<<<<
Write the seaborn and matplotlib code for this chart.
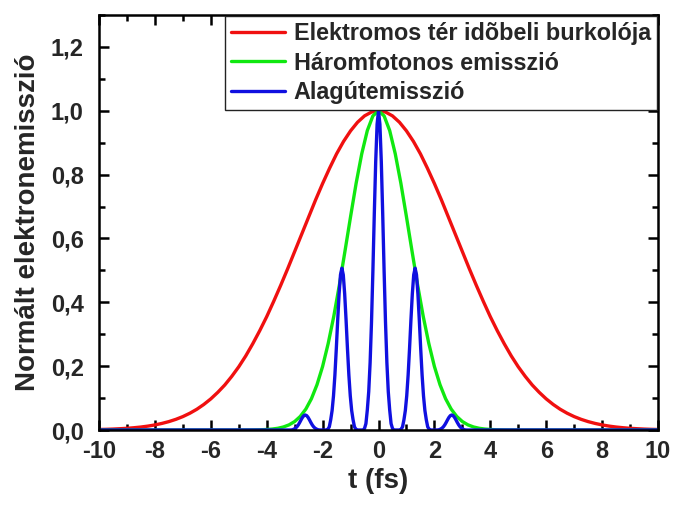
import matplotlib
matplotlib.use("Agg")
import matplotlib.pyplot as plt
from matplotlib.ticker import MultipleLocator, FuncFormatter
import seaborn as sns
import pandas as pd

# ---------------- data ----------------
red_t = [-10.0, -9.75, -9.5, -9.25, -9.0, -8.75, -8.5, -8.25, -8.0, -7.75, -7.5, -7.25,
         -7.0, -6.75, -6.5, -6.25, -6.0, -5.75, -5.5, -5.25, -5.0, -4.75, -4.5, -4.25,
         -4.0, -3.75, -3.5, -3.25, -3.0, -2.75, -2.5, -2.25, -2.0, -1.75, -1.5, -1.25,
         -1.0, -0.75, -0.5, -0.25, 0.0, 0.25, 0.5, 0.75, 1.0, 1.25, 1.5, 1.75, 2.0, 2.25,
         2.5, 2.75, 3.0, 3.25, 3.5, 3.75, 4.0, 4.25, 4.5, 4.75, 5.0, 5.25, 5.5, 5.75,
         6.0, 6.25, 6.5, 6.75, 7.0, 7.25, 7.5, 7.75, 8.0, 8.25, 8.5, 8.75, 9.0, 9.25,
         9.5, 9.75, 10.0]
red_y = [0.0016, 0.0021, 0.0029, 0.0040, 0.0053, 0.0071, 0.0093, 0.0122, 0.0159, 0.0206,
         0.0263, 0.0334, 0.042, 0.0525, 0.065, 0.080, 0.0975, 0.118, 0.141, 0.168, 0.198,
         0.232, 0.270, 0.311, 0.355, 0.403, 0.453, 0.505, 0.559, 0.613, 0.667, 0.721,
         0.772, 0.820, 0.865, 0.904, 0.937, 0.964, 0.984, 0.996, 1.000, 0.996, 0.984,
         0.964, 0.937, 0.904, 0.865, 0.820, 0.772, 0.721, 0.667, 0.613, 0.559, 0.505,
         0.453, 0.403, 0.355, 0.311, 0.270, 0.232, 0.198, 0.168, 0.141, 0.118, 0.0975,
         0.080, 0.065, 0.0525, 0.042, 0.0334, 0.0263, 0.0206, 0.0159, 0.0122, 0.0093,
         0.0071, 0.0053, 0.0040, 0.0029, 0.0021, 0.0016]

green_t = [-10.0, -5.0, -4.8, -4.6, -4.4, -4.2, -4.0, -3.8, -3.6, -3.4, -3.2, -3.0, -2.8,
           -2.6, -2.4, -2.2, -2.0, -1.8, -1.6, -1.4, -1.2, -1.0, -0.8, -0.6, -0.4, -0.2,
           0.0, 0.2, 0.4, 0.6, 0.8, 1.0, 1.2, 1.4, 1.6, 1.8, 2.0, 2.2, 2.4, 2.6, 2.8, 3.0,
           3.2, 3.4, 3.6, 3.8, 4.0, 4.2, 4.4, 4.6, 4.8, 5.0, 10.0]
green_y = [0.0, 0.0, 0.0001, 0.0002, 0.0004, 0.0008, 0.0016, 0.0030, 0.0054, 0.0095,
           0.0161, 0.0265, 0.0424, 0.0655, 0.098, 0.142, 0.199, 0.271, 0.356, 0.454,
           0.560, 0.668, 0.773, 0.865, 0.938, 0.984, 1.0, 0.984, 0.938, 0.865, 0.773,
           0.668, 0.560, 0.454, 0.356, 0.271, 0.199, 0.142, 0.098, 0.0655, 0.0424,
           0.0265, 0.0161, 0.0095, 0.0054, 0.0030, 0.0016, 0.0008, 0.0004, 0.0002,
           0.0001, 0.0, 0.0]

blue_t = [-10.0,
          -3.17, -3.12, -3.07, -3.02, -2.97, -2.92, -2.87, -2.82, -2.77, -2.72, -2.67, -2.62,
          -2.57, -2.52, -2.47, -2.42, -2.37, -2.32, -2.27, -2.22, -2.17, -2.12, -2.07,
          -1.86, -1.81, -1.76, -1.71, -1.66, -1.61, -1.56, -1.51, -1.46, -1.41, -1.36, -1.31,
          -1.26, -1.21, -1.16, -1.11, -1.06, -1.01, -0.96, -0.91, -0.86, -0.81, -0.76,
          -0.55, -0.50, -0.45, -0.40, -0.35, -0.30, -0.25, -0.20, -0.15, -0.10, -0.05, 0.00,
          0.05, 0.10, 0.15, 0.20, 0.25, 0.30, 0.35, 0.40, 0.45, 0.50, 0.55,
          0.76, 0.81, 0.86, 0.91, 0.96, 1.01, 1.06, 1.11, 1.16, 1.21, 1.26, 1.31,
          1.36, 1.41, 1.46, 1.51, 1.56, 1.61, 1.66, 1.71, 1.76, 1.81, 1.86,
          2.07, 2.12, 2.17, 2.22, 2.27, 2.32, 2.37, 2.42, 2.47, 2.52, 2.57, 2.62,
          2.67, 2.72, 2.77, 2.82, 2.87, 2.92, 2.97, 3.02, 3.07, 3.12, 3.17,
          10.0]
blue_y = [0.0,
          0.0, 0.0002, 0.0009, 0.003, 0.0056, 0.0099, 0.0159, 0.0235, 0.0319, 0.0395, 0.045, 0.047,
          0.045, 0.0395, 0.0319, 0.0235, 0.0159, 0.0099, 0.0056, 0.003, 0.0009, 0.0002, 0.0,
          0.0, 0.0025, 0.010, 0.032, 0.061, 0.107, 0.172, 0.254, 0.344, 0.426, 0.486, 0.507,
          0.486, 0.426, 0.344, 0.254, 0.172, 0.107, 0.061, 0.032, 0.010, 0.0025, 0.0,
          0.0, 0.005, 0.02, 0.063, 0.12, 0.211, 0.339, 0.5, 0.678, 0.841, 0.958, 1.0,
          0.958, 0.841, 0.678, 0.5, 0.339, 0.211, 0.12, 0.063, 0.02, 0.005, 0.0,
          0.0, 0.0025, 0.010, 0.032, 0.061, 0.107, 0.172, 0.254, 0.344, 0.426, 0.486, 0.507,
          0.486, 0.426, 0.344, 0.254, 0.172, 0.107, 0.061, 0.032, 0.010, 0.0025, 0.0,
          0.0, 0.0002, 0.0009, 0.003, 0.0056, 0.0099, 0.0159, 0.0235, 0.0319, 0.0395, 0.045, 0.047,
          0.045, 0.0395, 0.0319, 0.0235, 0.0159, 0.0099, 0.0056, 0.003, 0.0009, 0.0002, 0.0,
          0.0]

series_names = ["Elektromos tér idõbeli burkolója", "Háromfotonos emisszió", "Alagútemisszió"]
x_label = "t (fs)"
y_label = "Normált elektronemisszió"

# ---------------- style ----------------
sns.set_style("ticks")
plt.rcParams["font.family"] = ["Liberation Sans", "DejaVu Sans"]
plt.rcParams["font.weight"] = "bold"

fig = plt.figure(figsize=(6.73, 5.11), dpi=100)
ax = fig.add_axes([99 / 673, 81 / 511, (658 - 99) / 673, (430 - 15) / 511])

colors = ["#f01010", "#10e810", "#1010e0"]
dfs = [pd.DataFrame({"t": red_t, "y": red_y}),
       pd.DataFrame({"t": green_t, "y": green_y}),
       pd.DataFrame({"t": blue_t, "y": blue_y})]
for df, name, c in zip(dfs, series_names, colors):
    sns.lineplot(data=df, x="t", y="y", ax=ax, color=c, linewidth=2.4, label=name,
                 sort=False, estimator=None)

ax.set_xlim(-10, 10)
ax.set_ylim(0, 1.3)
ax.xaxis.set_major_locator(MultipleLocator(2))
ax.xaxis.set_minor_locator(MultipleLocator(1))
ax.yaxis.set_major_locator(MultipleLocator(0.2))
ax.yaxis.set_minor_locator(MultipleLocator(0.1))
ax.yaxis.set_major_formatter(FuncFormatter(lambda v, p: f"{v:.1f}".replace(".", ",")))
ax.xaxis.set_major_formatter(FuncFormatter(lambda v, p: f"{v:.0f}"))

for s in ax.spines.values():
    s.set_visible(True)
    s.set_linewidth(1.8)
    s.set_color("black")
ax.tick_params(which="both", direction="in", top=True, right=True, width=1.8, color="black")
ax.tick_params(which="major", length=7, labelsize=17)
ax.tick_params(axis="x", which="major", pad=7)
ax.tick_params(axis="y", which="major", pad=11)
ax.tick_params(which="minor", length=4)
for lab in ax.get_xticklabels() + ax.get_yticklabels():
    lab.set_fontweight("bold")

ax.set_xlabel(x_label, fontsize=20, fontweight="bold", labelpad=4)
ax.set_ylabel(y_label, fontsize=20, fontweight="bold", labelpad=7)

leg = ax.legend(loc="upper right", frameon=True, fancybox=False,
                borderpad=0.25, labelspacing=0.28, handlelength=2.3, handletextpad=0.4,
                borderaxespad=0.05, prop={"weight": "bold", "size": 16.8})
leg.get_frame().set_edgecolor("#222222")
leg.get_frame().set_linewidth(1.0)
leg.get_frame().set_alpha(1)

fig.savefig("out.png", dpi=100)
>>>>
• [Work to complete]: Please extract exactly the lines of the data, from the first through the line containing "import pandas as pd", and add no pictures to the copy.

• [Final result]:
Write the seaborn and matplotlib code for this chart.
import matplotlib
matplotlib.use("Agg")
import matplotlib.pyplot as plt
from matplotlib.ticker import MultipleLocator, FuncFormatter
import seaborn as sns
import pandas as pd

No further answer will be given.